Auch der SoVD ist davon überzeugt, dass die sozial-ökologische Wende – neben dem gebotenen Beitrag jeder und jedes Einzelnen – vor allem einen Richtungswechsel der politischen Rahmenbedingungen über entsprechende Gesetzgebungen erfordert.
„Notwendig ist aus unserer Sicht ein tiefgreifender und umfassender Umbau des Wirtschafts-, Handels- und Konsumsystems unter Berücksichtigung der sozialen Komponente“, stellt SoVD-Präsident Bauer heraus. „Dazu gehören Entlastungen bei Strom und Wärme für ärmere Haushalte. Ebenso können höhere Mobilitätspauschalen statt Pendler*innenpauschalen wirksame Instrumente in Richtung einer ökologisch-sozialen Wende sein.“
Steigende Energiepreise bei Sozialleistungen einplanen
Vertreter des SoVD waren bereits 2019 als Referent und als Podiumsgast zu Veranstaltungen von Naturschutzorganisationen geladen (siehe auch Bild re.). Im vergangenen Jahr sprach sich der Verband in einer gemeinsamen Pressekonferenz mit dem NABU für den Ausbau des barrierefreien öffentlichen Personennahverkehrs aus.
Er stellte sich gleichzeitig gegen umweltschädliche Subventionen wie Dienstwagen- und Dieselprivilegien. Der SoVD forderte darüber hinaus, die steigenden Energiepreise bei Sozialleistungen zu berücksichtigen – ein Anliegen, das nun, ein Jahr später, aktueller ist denn je. Überdies machte sich der SoVD im Schulterschluss mit anderen dafür stark, weitere Belastungen für Mieter*innen abzuwenden. „Jetzt muss es darum gehen, alle notwendigen Klimaschutzmaßnahmen mit sozialen Maßnahmen zu flankieren, damit alle Menschen am umweltbewussten Leben teilhaben können“, bekräftigt Bauer die Forderungen.

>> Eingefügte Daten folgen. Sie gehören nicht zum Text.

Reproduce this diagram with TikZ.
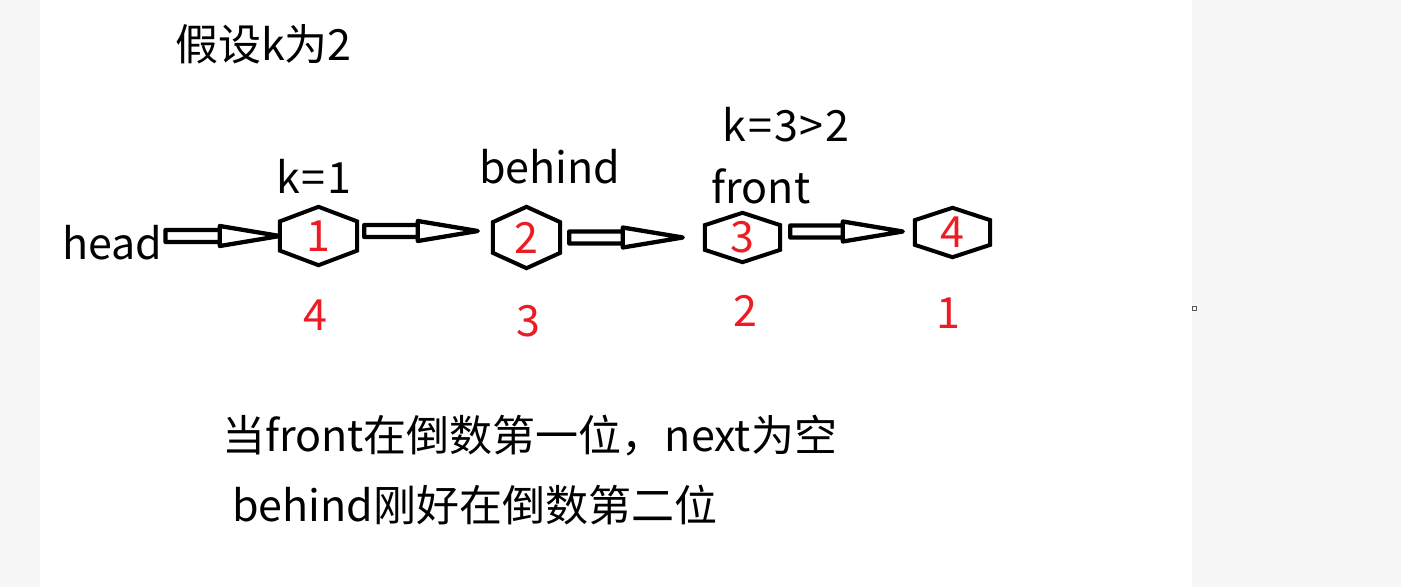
\documentclass[tikz,border=0pt]{standalone}
\usepackage{fontspec}
\setmainfont{Noto Sans CJK SC}
\usepackage{tikz}
\usetikzlibrary{calc}
\definecolor{numred}{RGB}{237,28,36}
\definecolor{pagegray}{RGB}{247,247,247}
\tikzstyle{txt} = [inner sep=0pt, font=\fontsize{43}{43}\selectfont]
\tikzstyle{num} = [txt, text=numred]
\tikzstyle{hexa} = [num, minimum width=75pt, minimum height=49pt, node distance=210pt]
\tikzstyle{hexline} = [draw, line width=4pt, line join=miter]
\tikzstyle{blockarrow} = [draw, fill=white, line width=4.3pt, line join=round, to path={let \p1=(\tikztostart), \p2=(\tikztotarget) in (\x1,\y1+6pt) rectangle (\x2-60pt,\y1-6pt) (\x2-60pt,\y1+10pt) -- (\x2,\y1) -- (\x2-60pt,\y1-10pt) -- cycle}]

\begin{document}
\begin{tikzpicture}[x=1pt, y=-1pt]
\fill [pagegray] (0,0) rectangle (1401,587);
\fill [white] (40,0) rectangle (1192,587);
\useasboundingbox (0,0) rectangle (1401,587);
\draw [black!65, line width=1pt] (1192.5,306.5) rectangle (1196.5,310.5);

\node [txt, anchor=base west] (title) at (175,60) {假设k为2};

\node [hexa, minimum width=77pt, minimum height=58pt] (n1) at (318.5,236) {1};
\node [hexa, right of=n1, node distance=208pt, yshift=-1.5pt, minimum width=67pt, minimum height=61pt] (n2) {2};
\node [hexa, right of=n2, node distance=216pt] (n3) {3};
\node [hexa, right of=n3, yshift=5pt] (n4) {4};

\draw [hexline] (n1.north) -- ($(n1.east)!.5!(n1.north east)$) -- ($(n1.east)!.5!(n1.south east)$) -- (n1.south) -- ($(n1.west)!.5!(n1.south west)$) -- ($(n1.west)!.5!(n1.north west)$) -- cycle;
\draw [hexline] (n2.north) -- ($(n2.east)!.5!(n2.north east)$) -- ($(n2.east)!.5!(n2.south east)$) -- (n2.south) -- ($(n2.west)!.5!(n2.south west)$) -- ($(n2.west)!.5!(n2.north west)$) -- cycle;
\draw [hexline] (n3.north) -- ($(n3.east)!.5!(n3.north east)$) -- ($(n3.east)!.5!(n3.south east)$) -- (n3.south) -- ($(n3.west)!.5!(n3.south west)$) -- ($(n3.west)!.5!(n3.north west)$) -- cycle;
\draw [hexline] (n4.north) -- ($(n4.east)!.5!(n4.north east)$) -- ($(n4.east)!.5!(n4.south east)$) -- (n4.south) -- ($(n4.west)!.5!(n4.south west)$) -- ($(n4.west)!.5!(n4.north west)$) -- cycle;

\node [txt, anchor=base west] (head) at (62,259) {head};
\path [blockarrow] ([xshift=3pt]head.east |- n1.west) to (n1.west);
\path [blockarrow] ([xshift=7pt, yshift=5pt]n1.east) to ([xshift=-15pt]n2.west);
\path [blockarrow] ([xshift=9pt]n2.east) to ([xshift=-22pt]n3.west);
\path [blockarrow] ([xshift=10pt, yshift=6pt]n3.east) to ([xshift=-12pt]n4.west);

\node [txt, anchor=base] (k1) at ($(n1)+(-4.5,-43)$) {k\kern2pt=\kern2pt1};
\node [txt, anchor=base] (behind) at ($(n2)+(23.5,-54.5)$) {behind};
\node [txt, anchor=base] (k3) at ($(n3)+(43.5,-96.5)$) {k\kern2pt=\kern2pt3\kern2pt>\kern2pt2};
\node [txt, anchor=base] (front) at ($(n3)+(18.5,-34.5)$) {front};

\node [num, anchor=base] (r1) at ($(n1)+(-3.5,94)$) {4};
\node [num, anchor=base] (r2) at ($(n2)+(1.5,98.5)$) {3};
\node [num, anchor=base] (r3) at ($(n3)+(2.5,88.5)$) {2};
\node [num, anchor=base] (r4) at ($(n4)+(-4.5,95.5)$) {1};

\node [txt, anchor=base west] (line1) at (222,451) {当front在倒数第一位，next为空};
\node [txt, anchor=base west] (line2) at (232,521) {behind刚好在倒数第二位};
\end{tikzpicture}
\end{document}
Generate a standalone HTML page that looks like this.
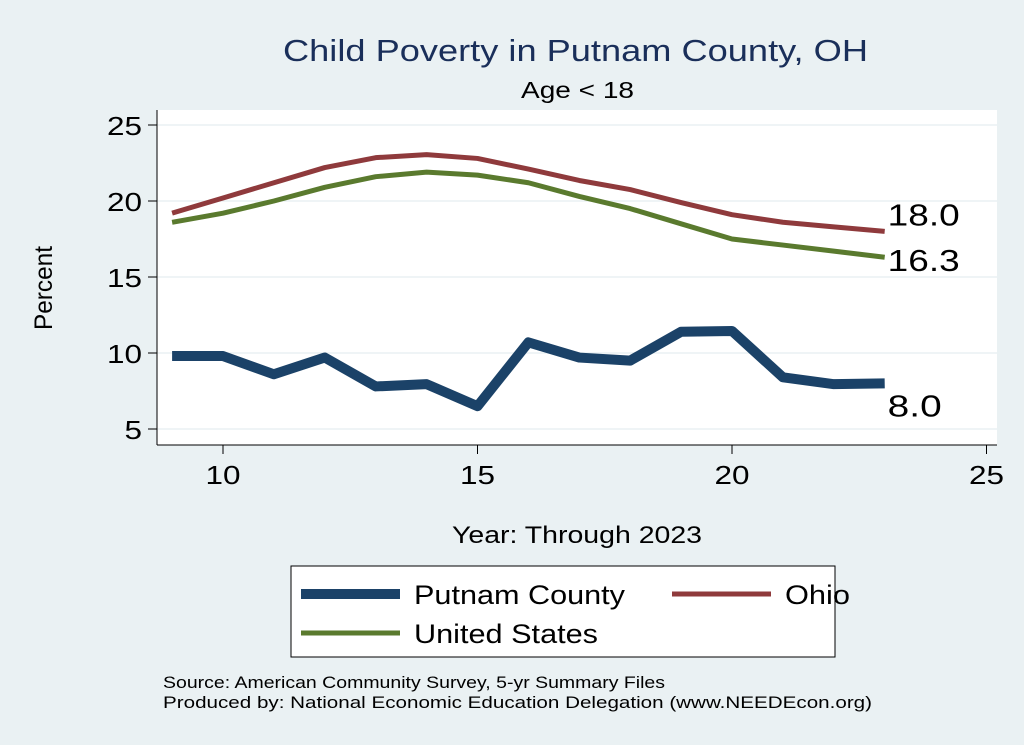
<!DOCTYPE html>
<html><head><meta charset="utf-8"><style>
html,body{margin:0;padding:0;background:#eaf1f3;}
svg{display:block;font-family:"Liberation Sans",sans-serif;}
</style></head><body>
<svg id="chart" width="1024" height="745" viewBox="0 0 1024 745">
<rect x="0" y="0" width="1024" height="745" fill="#eaf1f3"/>
<rect x="157" y="110" width="840" height="335" fill="#ffffff"/>
<text x="283" y="61" font-size="31" fill="#1a2f5a" textLength="585" lengthAdjust="spacingAndGlyphs">Child Poverty in Putnam County, OH</text>
<text x="521" y="98" font-size="23" fill="#000" textLength="113" lengthAdjust="spacingAndGlyphs">Age &lt; 18</text>
<text transform="translate(52,330) rotate(-90)" font-size="25" fill="#000" textLength="84" lengthAdjust="spacingAndGlyphs">Percent</text>
<text x="452" y="543" font-size="24" fill="#000" textLength="250" lengthAdjust="spacingAndGlyphs">Year: Through 2023</text>
<g id="grid"></g><g id="axes"></g><g id="series"></g>
<rect x="291" y="566" width="544" height="91" fill="#fff" stroke="#000" stroke-width="1"/>
<g><line x1="301" y1="594" x2="400" y2="594" stroke="#1b4268" stroke-width="10"/><text x="414" y="604" font-size="27" textLength="211" lengthAdjust="spacingAndGlyphs">Putnam County</text></g>
<g><line x1="672" y1="594" x2="771" y2="594" stroke="#8f3a3c" stroke-width="5"/><text x="785" y="604" font-size="27" textLength="65" lengthAdjust="spacingAndGlyphs">Ohio</text></g>
<g><line x1="301" y1="633" x2="400" y2="633" stroke="#5a7a2e" stroke-width="5"/><text x="414" y="643" font-size="27" textLength="184" lengthAdjust="spacingAndGlyphs">United States</text></g>
<text x="163" y="688" font-size="17" textLength="502" lengthAdjust="spacingAndGlyphs">Source: American Community Survey, 5-yr Summary Files</text>
<text x="163" y="708" font-size="17" textLength="709" lengthAdjust="spacingAndGlyphs">Produced by: National Economic Education Delegation (www.NEEDEcon.org)</text>
</svg>
<script>
const years=[9,10,11,12,13,14,15,16,17,18,19,20,21,22,23];
const putnam=[9.8,9.8,8.6,9.7,7.8,7.95,6.5,10.7,9.7,9.5,11.4,11.45,8.4,7.95,8.0];
const ohio=[19.2,20.2,21.2,22.2,22.85,23.05,22.8,22.1,21.35,20.75,19.9,19.1,18.6,18.3,18.0];
const us=[18.6,19.2,20.0,20.9,21.6,21.9,21.7,21.2,20.3,19.5,18.5,17.5,17.1,16.7,16.3];
const xTicks=[10,15,20,25];
const yTicks=[5,10,15,20,25];
const NS='http://www.w3.org/2000/svg';
const X=v=>223+(v-10)*50.9;
const Y=v=>429-(v-5)*15.2;
const grid=document.getElementById('grid'),axes=document.getElementById('axes'),ser=document.getElementById('series');
function mk(tag,attrs,parent){const e=document.createElementNS(NS,tag);for(const k in attrs)e.setAttribute(k,attrs[k]);parent.appendChild(e);return e;}
mk('line',{x1:157,y1:445,x2:997,y2:445,stroke:'#000','stroke-width':1},axes);
mk('line',{x1:157,y1:110,x2:157,y2:445,stroke:'#000','stroke-width':1},axes);
yTicks.forEach(t=>{
 const g=mk('line',{x1:157,x2:997,y1:Y(t),y2:Y(t),stroke:'#eaf1f3','stroke-width':1.5},grid);
 
 
 mk('line',{x1:148,x2:157,y1:Y(t),y2:Y(t),stroke:'#000'},axes);
 const tx=mk('text',{x:142,y:Y(t)+10,'text-anchor':'end','font-size':26,textLength:String(t).length*17.5,lengthAdjust:'spacingAndGlyphs'},axes);tx.textContent=t;
 
 
});
xTicks.forEach(t=>{
 mk('line',{x1:X(t),x2:X(t),y1:445,y2:454,stroke:'#000'},axes);
 const tx=mk('text',{x:X(t),y:484,'text-anchor':'middle','font-size':26,textLength:String(t).length*17.5,lengthAdjust:'spacingAndGlyphs'},axes);tx.textContent=t;
 
 
});
function line(vals,color,w,name){
 const d=vals.map((v,i)=>(i?'L':'M')+X(years[i])+','+Y(v)).join(' ');
 const p=mk('path',{d:d,fill:'none',stroke:color,'stroke-width':w,'stroke-linejoin':'round'},ser);
 
 
}
line(us,'#5a7a2e',5,'us-line');
line(ohio,'#8f3a3c',5,'ohio-line');
line(putnam,'#1b4268',10,'putnam-line');
function lab(vals,dy,name){
 const v=vals[vals.length-1];
 const s=v.toFixed(1);
 const t=mk('text',{x:X(years[years.length-1])+3,y:Y(v)+dy,'font-size':31,textLength:s.length*18,lengthAdjust:'spacingAndGlyphs'},ser);
 t.textContent=s;
 
 
}
lab(ohio,-6,'ohio-end-label');
lab(us,14,'us-end-label');
lab(putnam,33,'putnam-end-label');
</script>
</body></html>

SoVD möchte ökosoziale Wende inhaltlich begleiten
Ist die Politik bereit für Umweltschutz mit sozialer Gerechtigkeit? Als ältester Sozialverband in Deutschland wird der SoVD seine Positionen künftig noch deutlicher herausarbeiten, um die „ökosoziale Wende“ sozialpolitisch anzuschieben und zu begleiten. Darüber wird in den kommenden Ausgaben fortlaufend berichtet.